Hiking this last weekend, I spot over the valley a small white cloudish vapor in the area. since I was about a mile away, I couldn't smell smoke, but wondered, what if, that is a camp fire that just started to burn? The diameter was small enough to suspect the beginning of a fire, but then it dawned on me that it could be the vapor from the mountain. It was the only one that I could see on the ridge.

What are your expert ways to determine if its a cloud or smoke?


----------



## inceptor (Nov 19, 2012)

survival said:


> Hiking this last weekend, I spot over the valley a small white cloudish vapor in the area. since I was about a mile away, I couldn't smell smoke, but wondered, what if, that is a camp fire that just started to burn?
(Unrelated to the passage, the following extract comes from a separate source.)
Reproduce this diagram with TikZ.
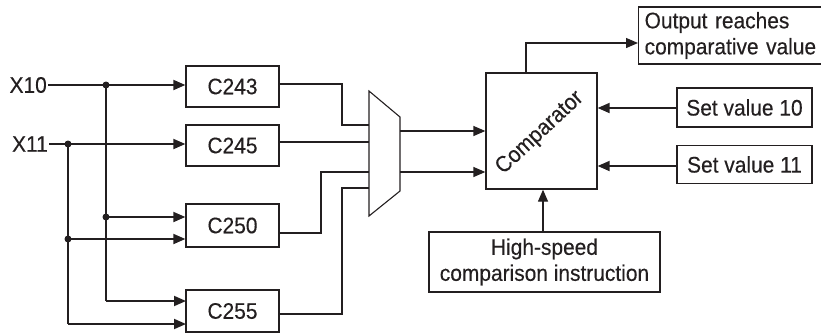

The diameter was small enough to suspect the beginning of a fire, but then it dawned on me that it could be the vapor from the mountain. It was the only one that I could see on the ridge.
> 
> What are your expert ways to determine if its a cloud or smoke?


I have spent some time in the Smokeys, they are named that for a reason. It was a wonderful sight, I never tired of it.


----------



## MI.oldguy (Apr 18, 2013)

Smell,wind direction and color of smoke,and see how it disperses,smoke seems to disperse faster than water vapor.especially if its a windy day.


----------